Thermal mass utilization in Hot-Dry and Hot-Humid climates
Thermal mass plays different roles in various climates. In hot-dry climates with significant diurnal temperature swings, high thermal mass can help stabilize indoor temperatures. Materials like stone or concrete absorb heat during the day and release it at night, reducing the need for artificial cooling.
In hot-humid climates, where nighttime temperatures remain high, the strategy shifts towards minimizing thermal mass and maximizing ventilation. Here, lightweight construction with ample shading and ventilation openings is often more appropriate.

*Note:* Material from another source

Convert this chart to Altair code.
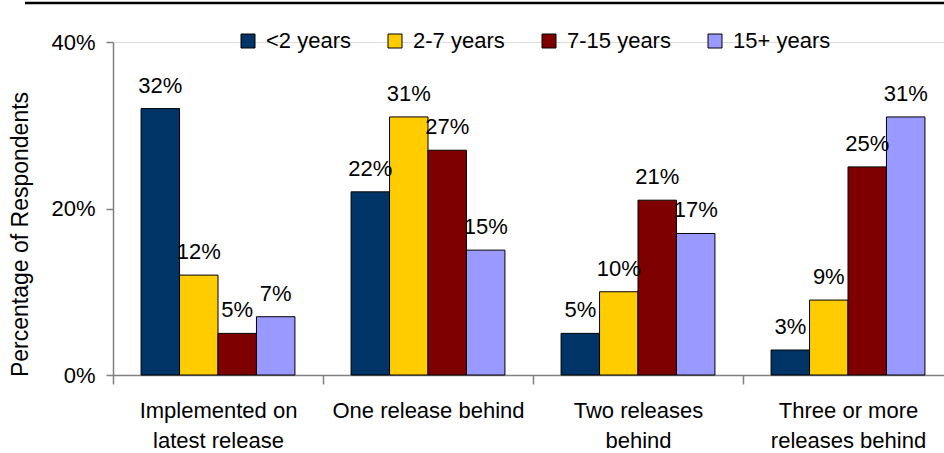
import altair as alt
import pandas as pd

# Survey data: share of respondents by how far behind the latest release they run
categories = [
    "Implemented on|latest release",
    "One release behind",
    "Two releases|behind",
    "Three or more|releases behind",
]
groups = ["<2 years", "2-7 years", "7-15 years", "15+ years"]
colors = ["#003366", "#FFCC00", "#7F0000", "#9999FF"]

values = {
    "<2 years": [32, 22, 5, 3],
    "2-7 years": [12, 31, 10, 9],
    "7-15 years": [5, 27, 21, 25],
    "15+ years": [7, 15, 17, 31],
}

rows = []
for g in groups:
    for c, v in zip(categories, values[g]):
        rows.append({"category": c, "group": g, "value": v, "label": f"{v}%"})
df = pd.DataFrame(rows)

FONT = "Liberation Sans"
W, H = 831, 333

x_enc = alt.X(
    "category:N",
    sort=categories,
    scale=alt.Scale(range=[0, 840], paddingInner=0, paddingOuter=0),
    axis=alt.Axis(
        title=None,
        labelAngle=0,
        labelExpr="split(datum.label, '|')",
        labelFontSize=22,
        labelLineHeight=30,
        labelColor="black",
        labelFont=FONT,
        labelPadding=16,
        labelBaseline="top",
        labelLimit=0,
        tickBand="extent",
        tickSize=9,
        tickColor="#808080",
        domainColor="#808080",
        domainWidth=1.5,
        tickWidth=1.5,
    ),
)
xoff = alt.XOffset(
    "group:N", sort=groups, scale=alt.Scale(paddingInner=0, paddingOuter=0.73)
)
y_enc = alt.Y(
    "value:Q",
    scale=alt.Scale(domain=[0, 40], nice=False),
    axis=alt.Axis(
        title="Percentage of Respondents",
        values=[0, 20, 40],
        labelExpr="datum.value + '%'",
        labelFontSize=22,
        labelColor="black",
        labelFont=FONT,
        labelPadding=11,
        tickSize=7,
        tickColor="#808080",
        tickWidth=1.5,
        domainColor="#808080",
        domainWidth=1.5,
        grid=False,
        titleFont=FONT,
        titleFontSize=23,
        titleFontWeight="normal",
        titleColor="black",
        titleX=-86,
        titleY=192,
        titleAlign="center",
        titleBaseline="alphabetic",
        titleAngle=270,
    ),
)

bars = alt.Chart(df).mark_bar(stroke="black", strokeWidth=1).encode(
    x=x_enc,
    xOffset=xoff,
    y=y_enc,
    color=alt.Color(
        "group:N",
        sort=groups,
        scale=alt.Scale(domain=groups, range=colors),
        legend=alt.Legend(
            title=None,
            orient="none",
            direction="horizontal",
            columns=4,
            legendX=124,
            legendY=-12,
            symbolType="square",
            symbolSize=196,
            symbolStrokeColor="black",
            symbolStrokeWidth=1,
            symbolOpacity=1,
            labelFontSize=22,
            labelFont=FONT,
            labelColor="black",
            labelOffset=7,
            columnPadding=33,
        ),
    ),
)

labels = alt.Chart(df).mark_text(
    fontSize=22, font=FONT, color="black", dy=-16, baseline="alphabetic"
).encode(x=x_enc, xOffset=xoff, y=y_enc, text="label:N")

# Heavy rule across the top of the figure
top_rule = alt.Chart(pd.DataFrame({"k": [0]})).mark_rule(
    color="black", strokeWidth=2.5
).encode(x=alt.value(-88), x2=alt.value(W + 20), y=alt.value(-39))

chart = (
    alt.layer(bars, labels, top_rule)
    .properties(
        width=W,
        height=H,
        autosize=alt.AutoSizeParams(type="none"),
        padding={"left": 113, "top": 42, "right": 0, "bottom": 78},
    )
    .configure_view(stroke=None)
    .configure(background="white")
)

chart.save("out.html", embed_options={"renderer": "svg", "actions": False})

Smart building management systems for energy optimization
Smart building management systems (BMS) are revolutionizing the way we control and optimize energy use in buildings. These systems use a network of sensors, actuators, and controllers to monitor and manage various building systems, including HVAC, lighting, and power distribution.
Advanced BMS platforms incorporate machine learning algorithms that can predict occupancy patterns and optimize energy use accordingly. For example, a smart system might adjust heating and cooling schedules based on historical usage data and real-time occupancy information, ensuring that energy is not wasted on unoccupied spaces.
Integration with renewable energy sources is another key feature of modern BMS. These systems can intelligently balance energy consumption with on-site generation from solar panels or wind turbines, maximizing the use of renewable energy and minimizing reliance on the grid.
User engagement is also a critical component of smart building management. Many systems now include user interfaces that allow occupants to adjust their individual comfort settings within predefined limits. This not only improves user satisfaction but also helps to identify and address inefficiencies in the system.
As buildings become more complex and energy efficiency standards more stringent, the role of smart building management systems in optimizing energy use will only grow in importance. These systems are essential tools in creating buildings that are not only energy-efficient but also responsive to the needs of their occupants and the environment.